When she was sixteen, my daughter had to read Mary Shelley’s Frankenstein. She ploughed her way obediently through it, but she and her classmates found it very slow going indeed. They thought it tedious to the point of tears, the women totally unbelievable, the frame construction at the beginning not only incomprehensible but annoying because it added wordage to be grunted through, but no point to the story. Of course the frame didn’t make the story seem “real” as it had to its audience nearly two hundred years ago. The science was peculiar, not ‘electrifying’ (yeah, I know— cheap shot!), the moral dilemmas dreary, and not fascinating and slightly scary. As an adult reader, I found the book a fascinating period piece; the story of how it came to be written, and what its reception was in Shelley’s society is more interesting than the story itself. I appreciate how subversive her ideas were at the time, because I am familiar with that period of history.
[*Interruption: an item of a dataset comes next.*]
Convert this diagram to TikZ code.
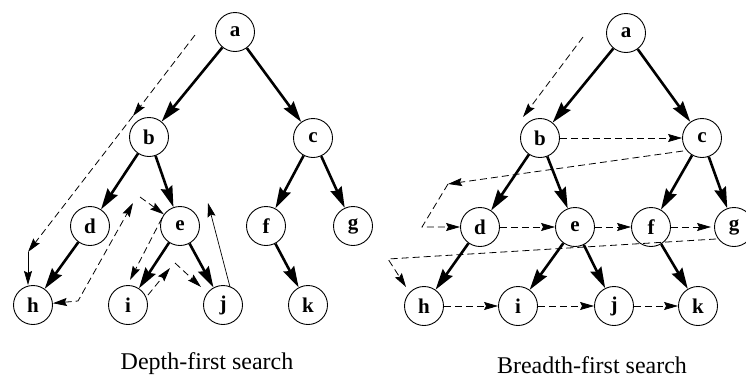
\documentclass[tikz,border=0pt]{standalone}
\usepackage{fontspec}
\setmainfont{Liberation Serif}
\usetikzlibrary{arrows.meta}
\begin{document}
\begin{tikzpicture}[x=1pt,y=-1pt,
  nd/.style={circle,draw,line width=0.9pt,minimum size=39pt,inner sep=0pt,
    font=\fontsize{21}{21}\selectfont\bfseries},
  tree/.style={line width=2.6pt,-{Stealth[length=21pt,width=12pt,inset=2.5pt]}},
  trav/.style={line width=0.8pt,dash pattern=on 7pt off 4pt,
    -{Stealth[length=14pt,width=8pt,inset=2pt]}},
  travsolid/.style={line width=0.8pt,-{Stealth[length=14pt,width=8pt,inset=2pt]}},
  captxt/.style={inner sep=1pt,font=\fontsize{24}{24}\selectfont}
]
\useasboundingbox (0,0) rectangle (746,378);

% ---------- Depth-first tree ----------
\node[nd] (a) at (235,32) {a};
\node[nd] (b) at (149,137) {b};
\node[nd] (c) at (313,138) {c};
\node[nd] (d) at (90,226) {d};
\node[nd] (e) at (180,226) {e};
\node[nd] (f) at (266,226) {f};
\node[nd] (g) at (353,226) {g};
\node[nd] (h) at (33,305) {h};
\node[nd] (i) at (128,305) {i};
\node[nd] (j) at (223,305) {j};
\node[nd] (k) at (308,305) {k};

\foreach \p/\q in {a/b,a/c,b/d,b/e,c/f,c/g,d/h,e/i,e/j,f/k}
  \draw[tree] (\p) -- (\q);

\coordinate (p1) at (195,35);
\coordinate (p2) at (133,116);
\coordinate (p3) at (28,252);
\draw[trav] (p1) -- (p2);
\draw[trav] (p2) -- (p3);
\draw[travsolid] (p3) -- (28,285) coordinate (p3e);

\coordinate (q1) at (78,301);
\coordinate (q2) at (133,203);
\draw[line width=0.8pt,dash pattern=on 7pt off 4pt,
  {Stealth[length=14pt,width=8pt,inset=2pt]}-{Stealth[length=14pt,width=8pt,inset=2pt]}]
  (h) -- (q1) -- (q2);

\coordinate (r1) at (140,197);
\draw[trav] (r1) -- (e);

\coordinate (s1) at (162,218);
\coordinate (s2) at (130,280);
\draw[trav] (s1) -- (s2);

\coordinate (t1) at (148,295);
\coordinate (t2) at (170,268);
\draw[trav] (t1) -- (t2);

\coordinate (u1) at (175,263);
\coordinate (u2) at (201,287);
\draw[trav] (u1) -- (u2);

\coordinate (v1) at (230,287);
\coordinate (v2) at (208,203);
\draw[travsolid,line width=0.7pt] (v1) -- (v2);

\node[captxt] (dfs) at (207,364) {Depth-first search};

% ---------- Breadth-first tree ----------
\node[nd] (A) at (626,33) {a};
\node[nd] (B) at (540,138) {b};
\node[nd] (C) at (702,138) {c};
\node[nd] (D) at (480,227) {d};
\node[nd] (E) at (575,227) {e};
\node[nd] (F) at (651,227) {f};
\node[nd] (G) at (734,227) {g};
\node[nd] (H) at (424,306) {h};
\node[nd] (I) at (518,306) {i};
\node[nd] (J) at (614,306) {j};
\node[nd] (K) at (698,306) {k};

\foreach \p/\q in {A/B,A/C,B/D,B/E,C/F,C/G,D/H,E/I,E/J,F/K}
  \draw[tree] (\p) -- (\q);

\coordinate (w1) at (583,37);
\coordinate (w2) at (523,117);
\draw[trav] (w1) -- (w2);

\draw[trav] (B) -- (C);

\coordinate (x1) at (683,151);
\coordinate (x2) at (448,184);
\coordinate (x3) at (422,227);
\draw[trav] (x1) -- (x2);
\draw[trav] (x2) -- (x3) -- (D);

\draw[trav] (D) -- (E);
\draw[trav] (E) -- (F);
\draw[trav,shorten >=3pt] (F) -- (G);

\coordinate (y1) at (716,239);
\coordinate (y2) at (388,259);
\coordinate (y3) at (406,287);
\draw[trav] (y1) -- (y2) -- (y3);

\draw[trav] (H) -- (I);
\draw[trav] (I) -- (J);
\draw[trav] (J) -- (K);

\node[captxt] (bfs) at (592,365) {Breadth-first search};
\end{tikzpicture}
\end{document}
But for young teen readers like my daughter, there was no subversive element in Frankenstein to draw them back and back again to reread. There is no subversive element in Tolkien for the current generation of youth and young adults to draw them back again. When time has passed and books gradually sink into a former paradigm, I think readers need to be aware of history and paradigm to reach those meanings that still hold value. In Frankenstein we see the beginnings of the notion that “science” and “progress” could be the saving of the future. By making a religion of science, well-meaning people found it all right to do hideous things to animals, people, and the environment, all in the name of science—while they were busy deriding their ancestors for doing hideous things to animals, people, and the environment all in the name of God.

Tolkien’s books open to the older reader who knows something of history a grim and unflinching view of the terrible cost of war. Only someone who had lived through the trench warfare of the Somme could have written such a painful, poignant book; a reader who knows something of that war can see the profoundly effective overlay of Tolkien’s experience on the fantasyscape, imbuing it with a terrifying sense of the real.

In my teen years, conformity was still an cultural expectation, and escape to Middle Earth, where the Bagginses could let the Took side of their characters free them to find magic, was a tremendous vindication for those of us struggling to express our individualism. Also exciting was Faramir’s existence as a kind of Robin Hood outside of his father’s repressive traditionalism—and then there were Legolas and Gimli, making friends and appreciating one another’s culture despite racial differences. Finally, of course, there was Eowyn’s spectacular escape from the role of women, to find heroism in her Dernhelm guise. A very subversive book to a young reader in the early sixties.

Not that subversion is the only clue to what makes a book a favorite to be reread again and again. It’s one of many clues. Good books are seldom about one thing. But the point was about subversion, and I think subversion of unexamined assumptions is important. Constructive subversion is a clue toward solving the mystery of understanding where we’ve been, where we are going now, and where we might go. Subversion for the sake of shock or destruction exploits ugliness for the sake of shock value, for the extra cash. There’s no doubt that ugliness sells—in books, in movies, on TV, and in the news. I see few of them becoming classics, books people reread over lifetimes–generations.

Classics retain their power, though our perception of that power has changed in its superficials; the books not only entertain, but hold up a mirror to our past, whispering “Do not go there again, except in these pages.” Tolkien’s moral truths still hold for some of us, and though his world is no longer strange or new to young readers his skill in presenting it, and the story that takes place in it, still establishes Middle Earth in the treasury of memory along with other great books.